# Your objective:
Write out all the lines again, precisely as they stand, but without the images.

-- begin Available data --

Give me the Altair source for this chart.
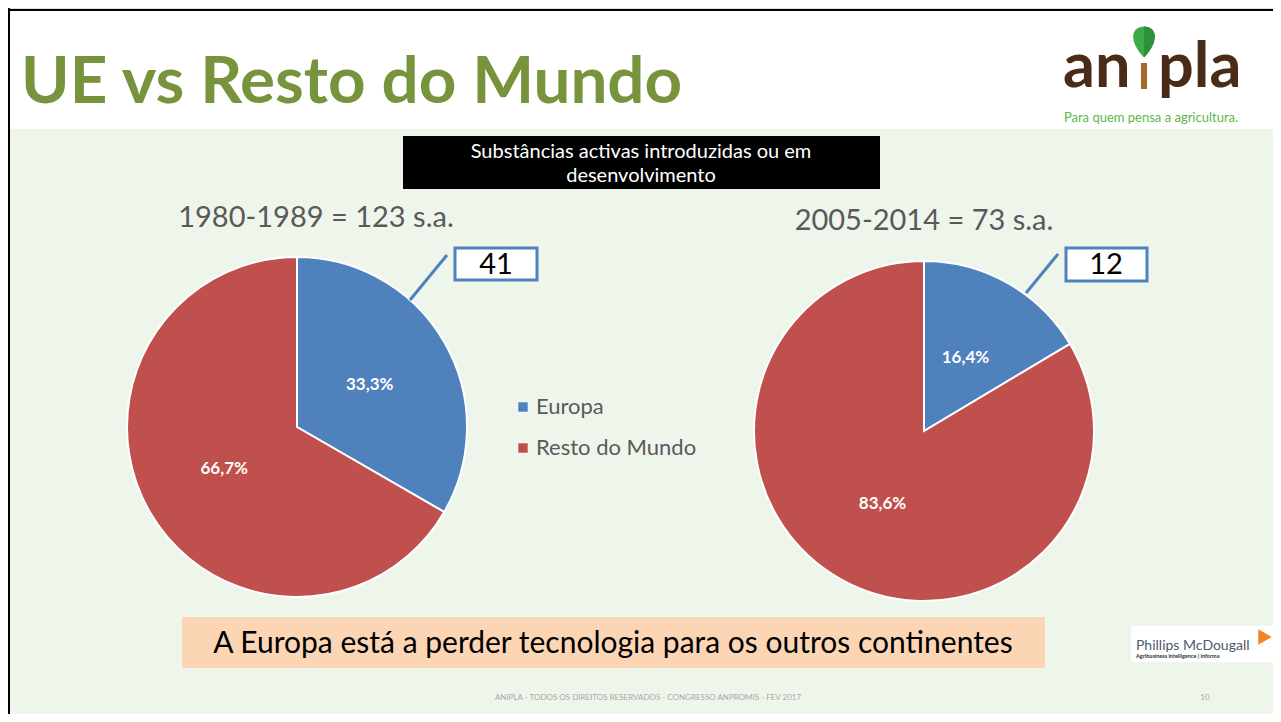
import altair as alt
import pandas as pd

# ---- data ----
categories = ["Europa", "Resto do Mundo"]
values_1980 = [41, 82]
values_2005 = [12, 61]
periods = ["1980-1989", "2005-2014"]
colors = ["#4F81BD", "#C0504D"]

W, H = 1265, 706
FONT = "Lato"


def pie_df(vals):
    tot = sum(vals)
    return pd.DataFrame({
        "cat": categories,
        "value": vals,
        "order": [0, 1],
        "label": [f"{v / tot * 100:.1f}%".replace(".", ",") for v in vals],
    })


def one(**kw):
    return alt.Chart(pd.DataFrame([kw]))


def text(t, x, y, size, color="black", align="center", baseline="alphabetic", weight="normal", font=FONT):
    return one(t=t).mark_text(
        font=font, fontSize=size, color=color, align=align, baseline=baseline, fontWeight=weight
    ).encode(text="t:N", x=alt.value(x), y=alt.value(y))


def rect(x, y, x2, y2, fill, stroke=None, sw=0):
    kw = dict(fill=fill)
    if stroke:
        kw.update(stroke=stroke, strokeWidth=sw)
    return one(a=0).mark_rect(**kw).encode(
        x=alt.value(x), x2=alt.value(x2), y=alt.value(y), y2=alt.value(y2)
    )


def rule(x, y, x2, y2, color, sw):
    return one(a=0).mark_rule(color=color, strokeWidth=sw).encode(
        x=alt.value(x), x2=alt.value(x2), y=alt.value(y), y2=alt.value(y2)
    )


color_enc = alt.Color(
    "cat:N",
    scale=alt.Scale(domain=categories, range=colors),
    legend=alt.Legend(
        orient="none", legendX=504, legendY=388, title=None, symbolType="square",
        symbolSize=110, labelFontSize=22, labelFont=FONT, labelColor="#595959",
        rowPadding=19, labelOffset=2, padding=0, symbolStrokeColor="white",
        symbolStrokeWidth=1, symbolOpacity=1, labelLimit=400,
    ),
)


def pie(vals, cx, cy):
    base = alt.Chart(pie_df(vals))
    arc = base.mark_arc(radius=170, stroke="white", strokeWidth=2).encode(
        x=alt.value(cx), y=alt.value(cy),
        theta=alt.Theta("value:Q", stack="normalize"),
        color=color_enc,
        order=alt.Order("order:Q"),
    )
    lbl = base.mark_text(radius=84, font=FONT, fontWeight="bold", fontSize=17, color="white").encode(
        x=alt.value(cx), y=alt.value(cy),
        theta=alt.Theta("value:Q", stack="normalize"),
        order=alt.Order("order:Q"),
        text="label:N",
    )
    return [arc, lbl]


leaf_path = "M0,1 C-0.5,0.5 -0.7,0 -0.7,-0.35 C-0.7,-0.75 -0.4,-1 0,-1 C0.4,-1 0.7,-0.75 0.7,-0.35 C0.7,0 0.5,0.5 0,1 Z"
leaf_right = "M0,1 L0,-1 C0.4,-1 0.7,-0.75 0.7,-0.35 C0.7,0 0.5,0.5 0,1 Z"

layers = [
    rect(0, 121, W, H, "#EEF6EC"),
    rule(0, 2, W, 2, "black", 2),
    rule(1, 0, 1, H, "black", 2),
    # title
    text("UE vs Resto do Mundo", 13, 95, 65.5, color="#77933C", align="left", weight="bold"),
    # logo
    text("an", 1055, 79, 63, color="#4A2B17", align="left", weight="bold"),
    text("pla", 1150, 79, 63, color="#4A2B17", align="left", weight="bold"),
    rule(1136, 55, 1136, 81, "#A4692B", 6),
    one(a=0).mark_point(shape=leaf_path, filled=True, color="#3DAA48", opacity=1, size=961).encode(
        x=alt.value(1136), y=alt.value(34)),
    one(a=0).mark_point(shape=leaf_right, filled=True, color="#2E8F3C", opacity=1, size=961).encode(
        x=alt.value(1136), y=alt.value(34)),
    text("Para quem pensa a agricultura.", 1143, 114, 13, color="#5BB947"),
    # black header box
    rect(395, 128, 872, 181, "black"),
    text("Substâncias activas introduzidas ou em", 633, 144, 20, color="white", baseline="middle"),
    text("desenvolvimento", 633, 168, 20, color="white", baseline="middle"),
    # pie titles
    text(f"{periods[0]} = {sum(values_1980)} s.a.", 308, 219, 29, color="#595959"),
    text(f"{periods[1]} = {sum(values_2005)} s.a.", 916, 222, 29, color="#595959"),
]
layers += pie(values_1980, 289, 419)
layers += pie(values_2005, 916, 423)
layers += [
    rule(439, 247, 402, 292, "#4F81BD", 3),
    rule(1050, 246, 1018, 285, "#4F81BD", 3),
    rect(447, 240, 529, 272, "white", "#4F81BD", 3),
    text(str(values_1980[0]), 488, 266, 29),
    rect(1058, 240, 1139, 273, "white", "#4F81BD", 3),
    text(str(values_2005[0]), 1098, 266, 29),
    # conclusion box
    rect(174, 609, 1037, 660, "#FCD5B5"),
    text("A Europa está a perder tecnologia para os outros continentes", 605, 636, 30, baseline="middle"),
    # Phillips McDougall logo
    rect(1123, 618, 1269, 654, "white"),
    text("Phillips McDougall", 1128, 642, 14, color="#4D5A6E", align="left"),
    text("Agribusiness intelligence | informa", 1128, 650, 5.5, color="#333333", align="left", weight="bold"),
    one(a=0).mark_point(shape="triangle-right", filled=True, color="#F58220", opacity=1, size=240).encode(
        x=alt.value(1257), y=alt.value(629)),
    # footer
    text("ANIPLA - TODOS OS DIREITOS RESERVADOS - CONGRESSO ANPROMIS - FEV 2017", 640, 692, 8, color="#A6A6A6"),
    text("10", 1197, 692, 8, color="#A6A6A6"),
]

chart = alt.layer(*layers).properties(
    width=W, height=H, padding=0, autosize=alt.AutoSizeParams(type="none")
).configure_view(stroke=None, fill="white").configure(background="white")

chart.save("out.html", embed_options={"renderer": "svg", "actions": False})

-- end Available data --

# Result below:
Give me the Altair source for this chart.
import altair as alt
import pandas as pd

# ---- data ----
categories = ["Europa", "Resto do Mundo"]
values_1980 = [41, 82]
values_2005 = [12, 61]
periods = ["1980-1989", "2005-2014"]
colors = ["#4F81BD", "#C0504D"]

W, H = 1265, 706
FONT = "Lato"


def pie_df(vals):
    tot = sum(vals)
    return pd.DataFrame({
        "cat": categories,
        "value": vals,
        "order": [0, 1],
        "label": [f"{v / tot * 100:.1f}%".replace(".", ",") for v in vals],
    })


def one(**kw):
    return alt.Chart(pd.DataFrame([kw]))


def text(t, x, y, size, color="black", align="center", baseline="alphabetic", weight="normal", font=FONT):
    return one(t=t).mark_text(
        font=font, fontSize=size, color=color, align=align, baseline=baseline, fontWeight=weight
    ).encode(text="t:N", x=alt.value(x), y=alt.value(y))


def rect(x, y, x2, y2, fill, stroke=None, sw=0):
    kw = dict(fill=fill)
    if stroke:
        kw.update(stroke=stroke, strokeWidth=sw)
    return one(a=0).mark_rect(**kw).encode(
        x=alt.value(x), x2=alt.value(x2), y=alt.value(y), y2=alt.value(y2)
    )


def rule(x, y, x2, y2, color, sw):
    return one(a=0).mark_rule(color=color, strokeWidth=sw).encode(
        x=alt.value(x), x2=alt.value(x2), y=alt.value(y), y2=alt.value(y2)
    )


color_enc = alt.Color(
    "cat:N",
    scale=alt.Scale(domain=categories, range=colors),
    legend=alt.Legend(
        orient="none", legendX=504, legendY=388, title=None, symbolType="square",
        symbolSize=110, labelFontSize=22, labelFont=FONT, labelColor="#595959",
        rowPadding=19, labelOffset=2, padding=0, symbolStrokeColor="white",
        symbolStrokeWidth=1, symbolOpacity=1, labelLimit=400,
    ),
)


def pie(vals, cx, cy):
    base = alt.Chart(pie_df(vals))
    arc = base.mark_arc(radius=170, stroke="white", strokeWidth=2).encode(
        x=alt.value(cx), y=alt.value(cy),
        theta=alt.Theta("value:Q", stack="normalize"),
        color=color_enc,
        order=alt.Order("order:Q"),
    )
    lbl = base.mark_text(radius=84, font=FONT, fontWeight="bold", fontSize=17, color="white").encode(
        x=alt.value(cx), y=alt.value(cy),
        theta=alt.Theta("value:Q", stack="normalize"),
        order=alt.Order("order:Q"),
        text="label:N",
    )
    return [arc, lbl]


leaf_path = "M0,1 C-0.5,0.5 -0.7,0 -0.7,-0.35 C-0.7,-0.75 -0.4,-1 0,-1 C0.4,-1 0.7,-0.75 0.7,-0.35 C0.7,0 0.5,0.5 0,1 Z"
leaf_right = "M0,1 L0,-1 C0.4,-1 0.7,-0.75 0.7,-0.35 C0.7,0 0.5,0.5 0,1 Z"

layers = [
    rect(0, 121, W, H, "#EEF6EC"),
    rule(0, 2, W, 2, "black", 2),
    rule(1, 0, 1, H, "black", 2),
    # title
    text("UE vs Resto do Mundo", 13, 95, 65.5, color="#77933C", align="left", weight="bold"),
    # logo
    text("an", 1055, 79, 63, color="#4A2B17", align="left", weight="bold"),
    text("pla", 1150, 79, 63, color="#4A2B17", align="left", weight="bold"),
    rule(1136, 55, 1136, 81, "#A4692B", 6),
    one(a=0).mark_point(shape=leaf_path, filled=True, color="#3DAA48", opacity=1, size=961).encode(
        x=alt.value(1136), y=alt.value(34)),
    one(a=0).mark_point(shape=leaf_right, filled=True, color="#2E8F3C", opacity=1, size=961).encode(
        x=alt.value(1136), y=alt.value(34)),
    text("Para quem pensa a agricultura.", 1143, 114, 13, color="#5BB947"),
    # black header box
    rect(395, 128, 872, 181, "black"),
    text("Substâncias activas introduzidas ou em", 633, 144, 20, color="white", baseline="middle"),
    text("desenvolvimento", 633, 168, 20, color="white", baseline="middle"),
    # pie titles
    text(f"{periods[0]} = {sum(values_1980)} s.a.", 308, 219, 29, color="#595959"),
    text(f"{periods[1]} = {sum(values_2005)} s.a.", 916, 222, 29, color="#595959"),
]
layers += pie(values_1980, 289, 419)
layers += pie(values_2005, 916, 423)
layers += [
    rule(439, 247, 402, 292, "#4F81BD", 3),
    rule(1050, 246, 1018, 285, "#4F81BD", 3),
    rect(447, 240, 529, 272, "white", "#4F81BD", 3),
    text(str(values_1980[0]), 488, 266, 29),
    rect(1058, 240, 1139, 273, "white", "#4F81BD", 3),
    text(str(values_2005[0]), 1098, 266, 29),
    # conclusion box
    rect(174, 609, 1037, 660, "#FCD5B5"),
    text("A Europa está a perder tecnologia para os outros continentes", 605, 636, 30, baseline="middle"),
    # Phillips McDougall logo
    rect(1123, 618, 1269, 654, "white"),
    text("Phillips McDougall", 1128, 642, 14, color="#4D5A6E", align="left"),
    text("Agribusiness intelligence | informa", 1128, 650, 5.5, color="#333333", align="left", weight="bold"),
    one(a=0).mark_point(shape="triangle-right", filled=True, color="#F58220", opacity=1, size=240).encode(
        x=alt.value(1257), y=alt.value(629)),
    # footer
    text("ANIPLA - TODOS OS DIREITOS RESERVADOS - CONGRESSO ANPROMIS - FEV 2017", 640, 692, 8, color="#A6A6A6"),
    text("10", 1197, 692, 8, color="#A6A6A6"),
]

chart = alt.layer(*layers).properties(
    width=W, height=H, padding=0, autosize=alt.AutoSizeParams(type="none")
).configure_view(stroke=None, fill="white").configure(background="white")

chart.save("out.html", embed_options={"renderer": "svg", "actions": False})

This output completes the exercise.